_Record list_:

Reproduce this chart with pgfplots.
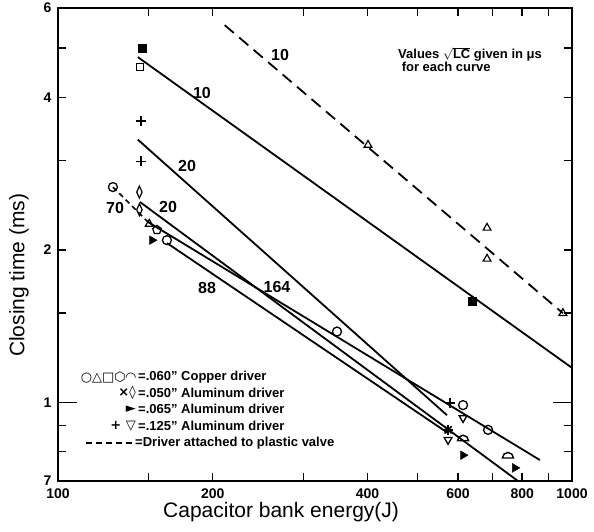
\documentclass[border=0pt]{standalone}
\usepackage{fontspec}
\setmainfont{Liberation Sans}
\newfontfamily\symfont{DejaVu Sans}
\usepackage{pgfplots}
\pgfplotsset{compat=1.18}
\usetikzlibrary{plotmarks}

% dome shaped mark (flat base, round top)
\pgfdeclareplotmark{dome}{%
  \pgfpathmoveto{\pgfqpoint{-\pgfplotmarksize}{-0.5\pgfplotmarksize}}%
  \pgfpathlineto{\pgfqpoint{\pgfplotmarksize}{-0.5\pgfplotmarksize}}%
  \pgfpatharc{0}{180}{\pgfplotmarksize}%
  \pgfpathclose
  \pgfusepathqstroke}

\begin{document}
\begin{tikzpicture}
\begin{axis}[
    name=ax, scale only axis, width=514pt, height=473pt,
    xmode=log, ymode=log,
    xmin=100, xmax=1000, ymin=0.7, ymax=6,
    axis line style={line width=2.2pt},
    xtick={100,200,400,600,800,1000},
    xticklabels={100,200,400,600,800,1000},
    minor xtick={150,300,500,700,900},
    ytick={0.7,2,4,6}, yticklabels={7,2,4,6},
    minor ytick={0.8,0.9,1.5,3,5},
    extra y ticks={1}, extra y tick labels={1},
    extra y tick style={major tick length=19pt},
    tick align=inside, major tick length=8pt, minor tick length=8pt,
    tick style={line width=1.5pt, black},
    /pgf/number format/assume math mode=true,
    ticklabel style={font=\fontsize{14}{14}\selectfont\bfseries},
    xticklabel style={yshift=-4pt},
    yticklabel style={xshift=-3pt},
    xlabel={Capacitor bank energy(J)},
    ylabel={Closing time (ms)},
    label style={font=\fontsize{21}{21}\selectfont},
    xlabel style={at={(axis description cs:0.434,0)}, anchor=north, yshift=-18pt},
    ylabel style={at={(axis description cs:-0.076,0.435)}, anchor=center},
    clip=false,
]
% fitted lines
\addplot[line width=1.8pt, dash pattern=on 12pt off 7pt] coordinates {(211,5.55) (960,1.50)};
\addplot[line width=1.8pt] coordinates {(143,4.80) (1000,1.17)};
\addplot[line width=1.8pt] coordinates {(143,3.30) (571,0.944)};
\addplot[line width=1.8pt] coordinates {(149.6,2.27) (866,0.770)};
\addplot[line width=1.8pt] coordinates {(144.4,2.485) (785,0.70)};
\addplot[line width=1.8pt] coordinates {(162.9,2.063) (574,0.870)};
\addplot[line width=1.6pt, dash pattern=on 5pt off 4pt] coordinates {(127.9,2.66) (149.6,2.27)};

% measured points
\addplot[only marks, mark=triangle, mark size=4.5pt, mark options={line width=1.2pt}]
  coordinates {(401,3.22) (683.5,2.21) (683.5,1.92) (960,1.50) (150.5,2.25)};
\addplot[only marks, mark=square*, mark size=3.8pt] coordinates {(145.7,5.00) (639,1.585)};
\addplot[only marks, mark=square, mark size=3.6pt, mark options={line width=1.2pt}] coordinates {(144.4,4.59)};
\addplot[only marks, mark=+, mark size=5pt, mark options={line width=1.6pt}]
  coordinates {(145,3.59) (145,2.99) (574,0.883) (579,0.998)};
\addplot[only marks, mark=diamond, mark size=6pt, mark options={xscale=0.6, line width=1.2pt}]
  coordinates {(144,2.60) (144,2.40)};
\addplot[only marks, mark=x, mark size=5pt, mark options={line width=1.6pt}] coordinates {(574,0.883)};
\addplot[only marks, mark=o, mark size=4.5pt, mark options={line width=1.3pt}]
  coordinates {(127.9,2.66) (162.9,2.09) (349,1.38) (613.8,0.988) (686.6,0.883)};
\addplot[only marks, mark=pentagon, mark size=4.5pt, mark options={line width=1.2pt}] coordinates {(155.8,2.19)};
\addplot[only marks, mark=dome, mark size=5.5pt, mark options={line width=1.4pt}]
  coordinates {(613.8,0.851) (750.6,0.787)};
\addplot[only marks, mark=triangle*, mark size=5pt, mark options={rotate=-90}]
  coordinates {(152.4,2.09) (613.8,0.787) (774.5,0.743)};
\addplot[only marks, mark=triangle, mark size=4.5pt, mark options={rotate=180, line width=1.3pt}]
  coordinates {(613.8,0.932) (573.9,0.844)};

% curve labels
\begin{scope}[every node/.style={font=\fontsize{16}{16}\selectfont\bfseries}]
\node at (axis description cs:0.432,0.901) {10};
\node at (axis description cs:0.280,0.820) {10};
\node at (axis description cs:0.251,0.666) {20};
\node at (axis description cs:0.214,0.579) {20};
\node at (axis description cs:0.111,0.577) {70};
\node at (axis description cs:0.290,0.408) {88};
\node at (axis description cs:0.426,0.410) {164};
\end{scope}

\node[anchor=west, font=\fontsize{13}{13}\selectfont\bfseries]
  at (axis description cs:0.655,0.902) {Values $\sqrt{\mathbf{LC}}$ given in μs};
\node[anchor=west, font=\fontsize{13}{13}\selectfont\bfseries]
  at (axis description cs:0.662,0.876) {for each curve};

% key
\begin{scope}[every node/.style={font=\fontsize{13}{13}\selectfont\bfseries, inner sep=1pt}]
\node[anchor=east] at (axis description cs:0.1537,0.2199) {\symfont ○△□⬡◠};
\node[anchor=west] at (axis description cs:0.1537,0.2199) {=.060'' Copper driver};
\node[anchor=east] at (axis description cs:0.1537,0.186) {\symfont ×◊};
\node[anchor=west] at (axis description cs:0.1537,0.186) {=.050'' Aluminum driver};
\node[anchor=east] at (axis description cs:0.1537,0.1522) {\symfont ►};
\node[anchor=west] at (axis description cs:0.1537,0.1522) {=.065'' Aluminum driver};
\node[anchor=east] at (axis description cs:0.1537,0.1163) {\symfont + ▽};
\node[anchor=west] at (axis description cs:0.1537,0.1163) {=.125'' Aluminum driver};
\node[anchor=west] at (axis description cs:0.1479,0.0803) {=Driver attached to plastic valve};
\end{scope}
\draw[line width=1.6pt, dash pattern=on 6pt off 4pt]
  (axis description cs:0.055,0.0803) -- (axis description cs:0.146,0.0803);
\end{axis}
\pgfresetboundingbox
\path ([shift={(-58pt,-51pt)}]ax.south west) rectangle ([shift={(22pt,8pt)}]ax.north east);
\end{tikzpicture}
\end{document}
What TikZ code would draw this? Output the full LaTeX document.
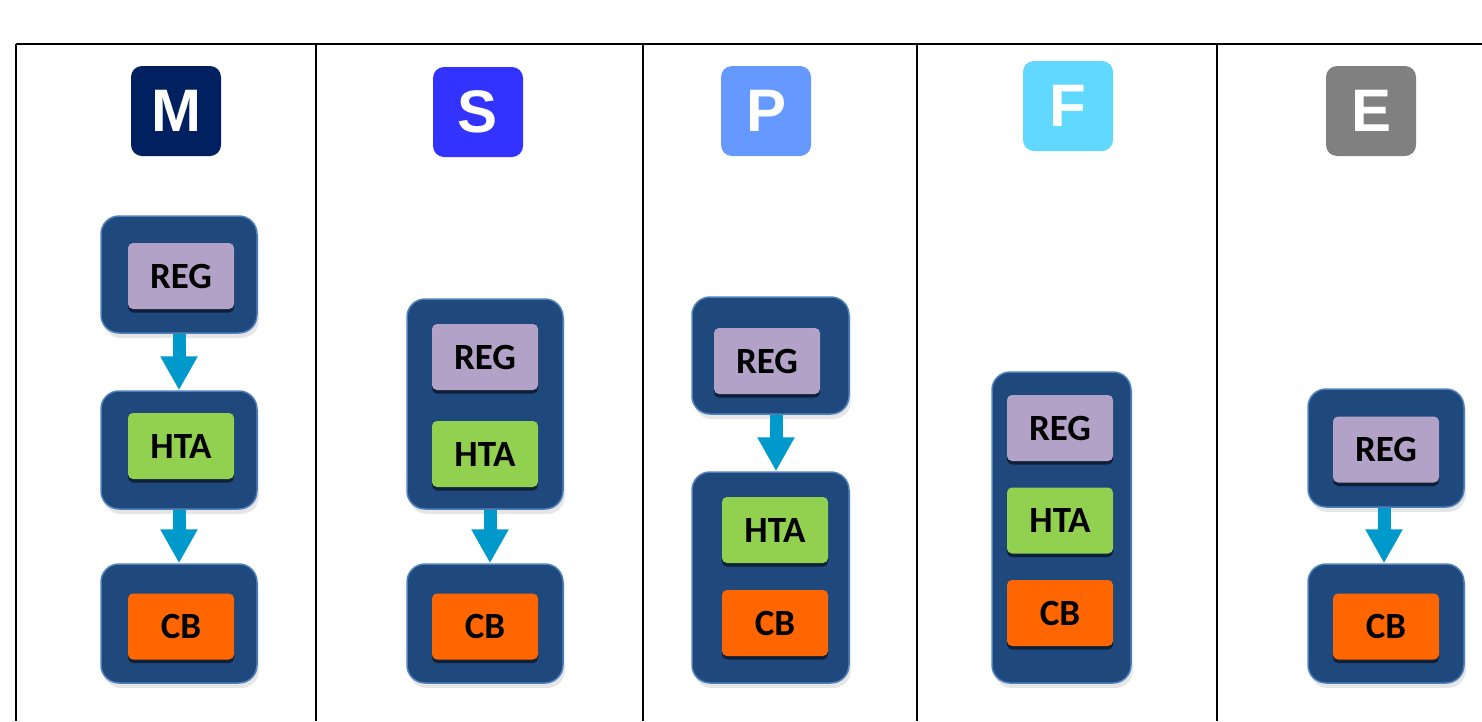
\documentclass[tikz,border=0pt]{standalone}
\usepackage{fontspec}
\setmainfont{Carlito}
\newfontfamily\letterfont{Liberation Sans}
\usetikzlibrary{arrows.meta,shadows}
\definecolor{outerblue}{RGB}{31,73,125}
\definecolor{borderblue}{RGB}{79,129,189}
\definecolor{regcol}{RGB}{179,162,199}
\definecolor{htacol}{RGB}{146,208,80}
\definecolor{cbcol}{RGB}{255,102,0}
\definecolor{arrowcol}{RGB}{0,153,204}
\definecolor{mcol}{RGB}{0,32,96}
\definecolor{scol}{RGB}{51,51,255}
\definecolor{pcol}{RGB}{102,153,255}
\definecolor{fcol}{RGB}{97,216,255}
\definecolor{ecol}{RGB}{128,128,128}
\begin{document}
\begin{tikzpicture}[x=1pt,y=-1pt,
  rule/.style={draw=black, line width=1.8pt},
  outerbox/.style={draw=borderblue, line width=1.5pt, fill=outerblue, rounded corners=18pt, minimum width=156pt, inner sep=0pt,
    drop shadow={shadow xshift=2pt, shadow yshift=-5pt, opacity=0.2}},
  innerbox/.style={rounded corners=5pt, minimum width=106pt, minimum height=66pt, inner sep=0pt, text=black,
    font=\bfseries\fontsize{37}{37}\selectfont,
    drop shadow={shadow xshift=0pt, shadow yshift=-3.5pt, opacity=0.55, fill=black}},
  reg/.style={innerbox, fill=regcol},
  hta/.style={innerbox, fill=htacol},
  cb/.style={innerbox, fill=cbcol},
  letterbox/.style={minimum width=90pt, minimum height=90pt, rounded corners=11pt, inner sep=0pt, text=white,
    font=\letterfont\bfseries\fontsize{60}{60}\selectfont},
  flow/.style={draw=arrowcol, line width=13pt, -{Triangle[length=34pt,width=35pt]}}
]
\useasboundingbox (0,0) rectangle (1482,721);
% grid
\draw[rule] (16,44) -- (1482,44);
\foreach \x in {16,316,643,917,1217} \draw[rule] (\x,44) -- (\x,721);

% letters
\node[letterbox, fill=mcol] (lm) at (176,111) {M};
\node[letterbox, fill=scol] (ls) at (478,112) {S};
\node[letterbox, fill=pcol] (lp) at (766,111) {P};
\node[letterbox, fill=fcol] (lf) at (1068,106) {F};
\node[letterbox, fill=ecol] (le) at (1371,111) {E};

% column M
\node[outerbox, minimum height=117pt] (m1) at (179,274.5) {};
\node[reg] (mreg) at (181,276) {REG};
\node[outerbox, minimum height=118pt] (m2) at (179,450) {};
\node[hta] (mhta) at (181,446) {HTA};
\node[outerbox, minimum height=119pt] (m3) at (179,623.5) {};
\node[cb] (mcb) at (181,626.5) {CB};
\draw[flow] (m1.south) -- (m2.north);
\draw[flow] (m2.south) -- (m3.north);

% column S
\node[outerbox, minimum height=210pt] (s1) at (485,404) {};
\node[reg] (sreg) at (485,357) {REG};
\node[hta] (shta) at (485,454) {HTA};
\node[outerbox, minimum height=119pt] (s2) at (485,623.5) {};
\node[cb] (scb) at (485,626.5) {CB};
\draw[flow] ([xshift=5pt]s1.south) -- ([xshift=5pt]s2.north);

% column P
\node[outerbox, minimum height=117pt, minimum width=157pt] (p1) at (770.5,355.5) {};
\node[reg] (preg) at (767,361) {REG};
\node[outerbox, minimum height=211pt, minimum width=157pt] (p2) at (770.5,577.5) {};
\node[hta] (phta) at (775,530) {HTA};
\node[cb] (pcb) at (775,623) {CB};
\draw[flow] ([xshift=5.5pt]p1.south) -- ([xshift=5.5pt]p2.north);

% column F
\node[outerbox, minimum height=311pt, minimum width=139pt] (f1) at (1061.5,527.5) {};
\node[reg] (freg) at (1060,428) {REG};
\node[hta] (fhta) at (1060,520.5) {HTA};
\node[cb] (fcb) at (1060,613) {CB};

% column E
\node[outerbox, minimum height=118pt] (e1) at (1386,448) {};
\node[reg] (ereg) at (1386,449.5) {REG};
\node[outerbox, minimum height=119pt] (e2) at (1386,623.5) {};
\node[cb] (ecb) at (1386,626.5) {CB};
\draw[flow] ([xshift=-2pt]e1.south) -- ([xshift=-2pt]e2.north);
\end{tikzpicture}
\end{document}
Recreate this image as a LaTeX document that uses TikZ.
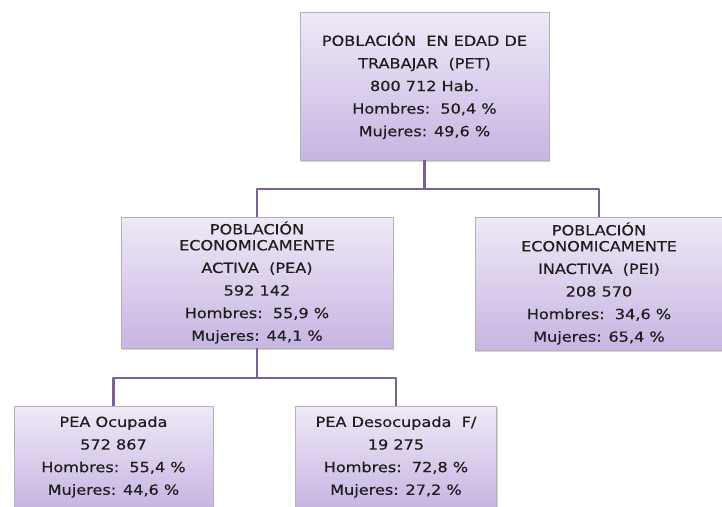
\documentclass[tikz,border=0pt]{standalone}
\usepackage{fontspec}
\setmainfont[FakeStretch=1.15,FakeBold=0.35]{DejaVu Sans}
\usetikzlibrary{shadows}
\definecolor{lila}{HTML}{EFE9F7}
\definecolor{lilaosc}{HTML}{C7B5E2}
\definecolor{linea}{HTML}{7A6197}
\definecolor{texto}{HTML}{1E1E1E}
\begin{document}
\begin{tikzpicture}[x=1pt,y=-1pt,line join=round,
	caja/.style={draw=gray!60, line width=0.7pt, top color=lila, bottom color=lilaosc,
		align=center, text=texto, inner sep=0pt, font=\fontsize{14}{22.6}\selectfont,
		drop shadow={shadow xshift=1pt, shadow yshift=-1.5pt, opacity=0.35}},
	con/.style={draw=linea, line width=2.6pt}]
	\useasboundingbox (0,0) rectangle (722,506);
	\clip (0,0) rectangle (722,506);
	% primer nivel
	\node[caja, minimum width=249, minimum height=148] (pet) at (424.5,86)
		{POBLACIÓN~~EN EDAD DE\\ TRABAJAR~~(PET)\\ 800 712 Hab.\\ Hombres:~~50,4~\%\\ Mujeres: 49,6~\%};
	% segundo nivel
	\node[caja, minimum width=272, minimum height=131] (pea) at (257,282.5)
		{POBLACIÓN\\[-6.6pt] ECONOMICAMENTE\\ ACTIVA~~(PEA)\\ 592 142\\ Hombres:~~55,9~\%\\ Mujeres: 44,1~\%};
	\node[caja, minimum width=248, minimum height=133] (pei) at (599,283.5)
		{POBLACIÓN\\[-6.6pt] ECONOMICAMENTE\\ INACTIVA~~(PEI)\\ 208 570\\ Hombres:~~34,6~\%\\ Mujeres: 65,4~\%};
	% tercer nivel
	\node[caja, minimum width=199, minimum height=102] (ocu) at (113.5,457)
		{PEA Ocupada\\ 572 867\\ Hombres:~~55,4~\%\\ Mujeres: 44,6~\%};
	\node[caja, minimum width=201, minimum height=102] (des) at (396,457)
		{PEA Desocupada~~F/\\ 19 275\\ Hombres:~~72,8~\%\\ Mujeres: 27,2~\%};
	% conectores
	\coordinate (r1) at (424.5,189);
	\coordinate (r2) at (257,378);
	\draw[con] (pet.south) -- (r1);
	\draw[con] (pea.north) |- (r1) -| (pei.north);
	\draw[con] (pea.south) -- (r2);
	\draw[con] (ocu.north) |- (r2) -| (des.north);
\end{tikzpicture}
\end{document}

_Your task_: Starting at the line containing "Recreate this image", write out each line through the last one in the listing above, inclusive, and nothing else. Pictures are excluded from the copy.

_Answer for this exercise_:
Recreate this image as a LaTeX document that uses TikZ.
\documentclass[tikz,border=0pt]{standalone}
\usepackage{fontspec}
\setmainfont[FakeStretch=1.15,FakeBold=0.35]{DejaVu Sans}
\usetikzlibrary{shadows}
\definecolor{lila}{HTML}{EFE9F7}
\definecolor{lilaosc}{HTML}{C7B5E2}
\definecolor{linea}{HTML}{7A6197}
\definecolor{texto}{HTML}{1E1E1E}
\begin{document}
\begin{tikzpicture}[x=1pt,y=-1pt,line join=round,
	caja/.style={draw=gray!60, line width=0.7pt, top color=lila, bottom color=lilaosc,
		align=center, text=texto, inner sep=0pt, font=\fontsize{14}{22.6}\selectfont,
		drop shadow={shadow xshift=1pt, shadow yshift=-1.5pt, opacity=0.35}},
	con/.style={draw=linea, line width=2.6pt}]
	\useasboundingbox (0,0) rectangle (722,506);
	\clip (0,0) rectangle (722,506);
	% primer nivel
	\node[caja, minimum width=249, minimum height=148] (pet) at (424.5,86)
		{POBLACIÓN~~EN EDAD DE\\ TRABAJAR~~(PET)\\ 800 712 Hab.\\ Hombres:~~50,4~\%\\ Mujeres: 49,6~\%};
	% segundo nivel
	\node[caja, minimum width=272, minimum height=131] (pea) at (257,282.5)
		{POBLACIÓN\\[-6.6pt] ECONOMICAMENTE\\ ACTIVA~~(PEA)\\ 592 142\\ Hombres:~~55,9~\%\\ Mujeres: 44,1~\%};
	\node[caja, minimum width=248, minimum height=133] (pei) at (599,283.5)
		{POBLACIÓN\\[-6.6pt] ECONOMICAMENTE\\ INACTIVA~~(PEI)\\ 208 570\\ Hombres:~~34,6~\%\\ Mujeres: 65,4~\%};
	% tercer nivel
	\node[caja, minimum width=199, minimum height=102] (ocu) at (113.5,457)
		{PEA Ocupada\\ 572 867\\ Hombres:~~55,4~\%\\ Mujeres: 44,6~\%};
	\node[caja, minimum width=201, minimum height=102] (des) at (396,457)
		{PEA Desocupada~~F/\\ 19 275\\ Hombres:~~72,8~\%\\ Mujeres: 27,2~\%};
	% conectores
	\coordinate (r1) at (424.5,189);
	\coordinate (r2) at (257,378);
	\draw[con] (pet.south) -- (r1);
	\draw[con] (pea.north) |- (r1) -| (pei.north);
	\draw[con] (pea.south) -- (r2);
	\draw[con] (ocu.north) |- (r2) -| (des.north);
\end{tikzpicture}
\end{document}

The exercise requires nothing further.